Quem gosta de ler sabe
que os livros são como casinhas para morar.
Alguns são como casas
em que gostamos de demorar e outros há em que apetece morar toda a vida. Talvez
haja os que são como casas de férias, casas de amigos… Ah! E aqueles que quando
abrimos a porta temos a certeza que não interessa demorar.
Há ainda os que nos
permitem morar nas nuvens, na lua, em grutas marinhas, em conchas…
Claro que quem não
gosta de ler limita-se a viver em casas vulgares, com paredes, telhado…
Casas que ganham muito
pó que não é de livros e onde nunca entra nem o sol nem o sonho.
Foi com o propósito de
levar os que não gostam de ler a mudar de casa que a minha amiga Alzira me
convidou a aparecer na escola sede, com dois ou três livros onde apetecesse morar.
A ideia era ser fotografada
com os livros mais preferidos e a foto iria juntar-se à de outros professores e
demais elementos da comunidade nas paredes da biblioteca.
Confesso que a minha
primeira reação foi declinar o convite. Nunca fui muito fotogénica e tenho pra
mim que é algo que piora com a idade. Mas esse era o problema menor. Que livro
escolheria eu?! A dificuldade prendia-se com o número, eu não tenho só dois ou
três livros preferidos!
- Bom, quem diz dois
ou três… Tu é que sabes. Disse-me a Alzira!
Mas olha que a causa é
muito nobre. Quem sabe os teus livros não se tornam nos livros de outros!
Mal sabia a Alzira de
como detesto emprestar os meus livros!
Eu sei! Ser invejosa é
uma coisa terrível! Mas não consigo evitar! Os meus livros estão cheios de
anotações, sugestões, florinhas… E como vou eu separar-me de livros que não se
deixam ler?! Como vou emprestar o meu, “Coração de Vidro” de José Mauro de Vasconcelos?

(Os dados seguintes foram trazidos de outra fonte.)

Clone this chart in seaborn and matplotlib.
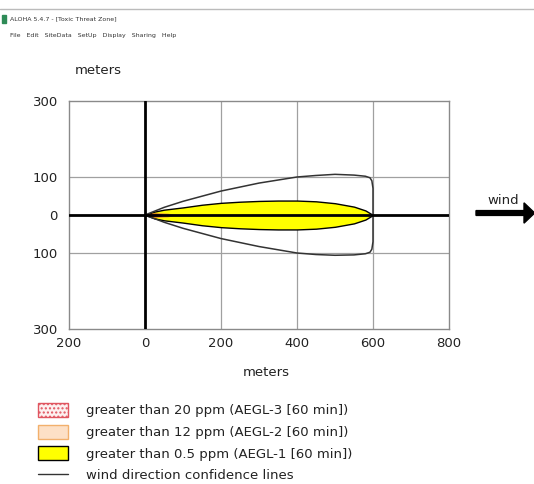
import numpy as np
import matplotlib
matplotlib.use("Agg")
import matplotlib.pyplot as plt
import matplotlib.patches as mpatches
from matplotlib.lines import Line2D
import seaborn as sns
import pandas as pd

# ── data (meters) ──
yellow_x = [0, 25, 50, 100, 150, 200, 250, 300, 350, 400, 450, 500, 550, 580, 600]
yellow_half = [0, 9, 14, 20, 27, 32, 35, 37, 38, 38, 36, 31, 22, 12, 0]

orange_x = [0, 20, 40, 60, 80]
orange_half = [0, 5, 6, 5, 0]

red_x = [0, 12, 25, 38, 50]
red_half = [0, 4, 5, 4, 0]

conf_x = [0, 50, 100, 200, 300, 400, 450, 500, 550, 580, 592, 597, 600, 600]
conf_upper = [0, 20, 36, 63, 84, 100, 104, 107, 105, 102, 98, 90, 70, 0]
conf_lower = [0, -19, -35, -62, -83, -100, -104, -106, -105, -102, -98, -90, -70, 0]

x_ticks = [-200, 0, 200, 400, 600, 800]
x_tick_labels = ["200", "0", "200", "400", "600", "800"]
y_ticks = [-300, -100, 0, 100, 300]
y_tick_labels = ["300", "100", "0", "100", "300"]

legend_labels = [
    "greater than 20 ppm (AEGL-3 [60 min])",
    "greater than 12 ppm (AEGL-2 [60 min])",
    "greater than 0.5 ppm (AEGL-1 [60 min])",
    "wind direction confidence lines",
]

sns.set_theme(style="white")
plt.rcParams['font.family'] = ['DejaVu Sans']
plt.rcParams['hatch.color'] = "#f3b8bb"
txt = "#222222"

fig = plt.figure(figsize=(5.34, 4.84), dpi=100)
ax = fig.add_axes([69 / 534, 155 / 484, 380 / 534, 228 / 484])

# grid lines
for gx in [200, 400, 600]:
    ax.axvline(gx, color="#a0a0a0", lw=0.9, zorder=1)
for gy in [-100, 100]:
    ax.axhline(gy, color="#a0a0a0", lw=0.9, zorder=1)

# threat zones
ax.fill_between(yellow_x, [-h for h in yellow_half], yellow_half,
                color="#ffff00", edgecolor="black", lw=1.0, zorder=3)
ax.fill_between(orange_x, [-h for h in orange_half], orange_half,
                color="#f08a3a", lw=0, alpha=0.85, zorder=4)
ax.fill_between(red_x, [-h for h in red_half], red_half,
                color="#a81010", lw=0, alpha=0.85, zorder=5)

# confidence lines (one closed outline)
conf = pd.DataFrame({
    "x": conf_x + conf_x[::-1],
    "y": conf_upper + conf_lower[::-1],
})
sns.lineplot(data=conf, x="x", y="y", sort=False, estimator=None,
             color="#333333", lw=1.1, ax=ax, zorder=6)

ax.axvline(0, color="black", lw=2.0, zorder=7)
ax.axhline(0, color="black", lw=2.0, zorder=7)

ax.set_xlim(-200, 800)
ax.set_ylim(-300, 300)
ax.set_xticks(x_ticks)
ax.set_xticklabels(x_tick_labels)
ax.set_yticks(y_ticks)
ax.set_yticklabels(y_tick_labels)
ax.tick_params(axis="x", labelsize=9.5, length=0, pad=6, colors=txt)
ax.tick_params(axis="y", labelsize=9.5, length=0, pad=8, colors=txt)
ax.set_xlabel("")
ax.set_ylabel("")
for s in ax.spines.values():
    s.set_color("#8a8a8a")
    s.set_linewidth(1.0)

fig.text(75 / 534, 1 - 70 / 484, "meters", fontsize=9.5, va="center", ha="left", color=txt)
fig.text(266 / 534, 1 - 373 / 484, "meters", fontsize=9.5, va="center", ha="center", color=txt)

# wind arrow
fig.text(503 / 534, 1 - 200 / 484, "wind", fontsize=9.5, va="center", ha="center", color=txt)
fig.add_artist(mpatches.FancyArrow(476 / 534, 1 - 213 / 484, 48 / 534, 0,
                                   width=0.01, head_width=0.042, head_length=0.02,
                                   color="black", transform=fig.transFigure))

# window title bar + menu
fig.add_artist(Line2D([0, 1], [1 - 9 / 484, 1 - 9 / 484], color="#bbbbbb", lw=1,
                      transform=fig.transFigure))
fig.add_artist(mpatches.Rectangle((2 / 534, 1 - 23 / 484), 4 / 534, 8 / 484,
                                  color="#2e8b57", transform=fig.transFigure))
fig.text(10 / 534, 1 - 19 / 484, "ALOHA 5.4.7 - [Toxic Threat Zone]", fontsize=4.5,
         va="center", ha="left", color="#333333")
fig.text(10 / 534, 1 - 35 / 484, "File   Edit   SiteData   SetUp   Display   Sharing   Help",
         fontsize=4.5, va="center", ha="left", color="#333333")

# legend
handles = [
    mpatches.Patch(facecolor="#fdf0f0", edgecolor="#e05560", lw=1.0, hatch="....",
                   label=legend_labels[0]),
    mpatches.Patch(facecolor="#fde0c6", edgecolor="#f2b06c", lw=1.0, label=legend_labels[1]),
    mpatches.Patch(facecolor="#ffff00", edgecolor="black", lw=1.0, label=legend_labels[2]),
    Line2D([0], [0], color="#333333", lw=1.0, label=legend_labels[3]),
]
leg = fig.legend(handles=handles, loc="upper left", bbox_to_anchor=(38 / 534, 1 - 403 / 484),
                 frameon=False, fontsize=9.5, handlelength=2.3, handleheight=1.25,
                 handletextpad=1.3, labelspacing=0.55, borderpad=0, borderaxespad=0)
for t in leg.get_texts():
    t.set_color(txt)

fig.savefig("out.png", dpi=100)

É que se me apetece ver,” a manhã a espreguiçar-se vagarosa e a distender os
dedos alvos sobre cada folha.” Ou se me apetece navegar no, “ Mar Absoluto” de
Cecília Meireles, ou se antes me apetece ler em Clarisse Lispector, como é bom
um livro de se comer, ou de se dormir…
Talvez eu queira redescobrir,
como” são livres as palavras de gramaticar”, em Manoel de Barros.
Ou quem sabe, hoje me
encante com uma” Carta, “de Katherine Mansfield.
Ou…
Bem, a Alzira tinha
razão. Fazer nascer leitores é causa nobilíssima, além do mais, os livros eram
só para fotografar…
Mas será que uma mochila
cheia de livros não era demais?!
Paciência! Nestas como
em quase todas as coisas, vale mais pecar por excesso que por defeito!
E lá apareci no clube
de fotografia com uma mochila carregada de livros!
Ao contrário de quase
todos os outros participantes, cujas mãos chegaram para segurar os livros preferidos,
eu precisei de uma ajudinha dos alunos do clube de fotografia.
Podia ter levado só um
livro de, José Mauro de Vasconcelos, mas entre,” Coração de Vidro”, “ Vamos
Aquecer o Sol”, e “ O Palácio Japonês”. Não consegui deixar nenhum fora da
foto.
Nem podia deixar de
levar, “ A Menina do Mar” de Sophia, nem tão pouco, “O Palhaço verde” de
Matilde Rosa Araújo.
Nem as, “Crónicas de A-Ver-O-Mar
“ de Luísa Dacosta. “ A Rainha dos Frutos”, de Nuno Higino…
Alguns livros, tive
de segurá-los no colo e acabei a falar deles com os alunos, que me perguntavam
se conseguia lembrar-me do que diziam todos os livros, que eles achavam muitos
e eu dizia serem muito poucos.
Claro que me lembro de
tudo o que dizem! Não é à toa que tenho uma casa em cada um deles!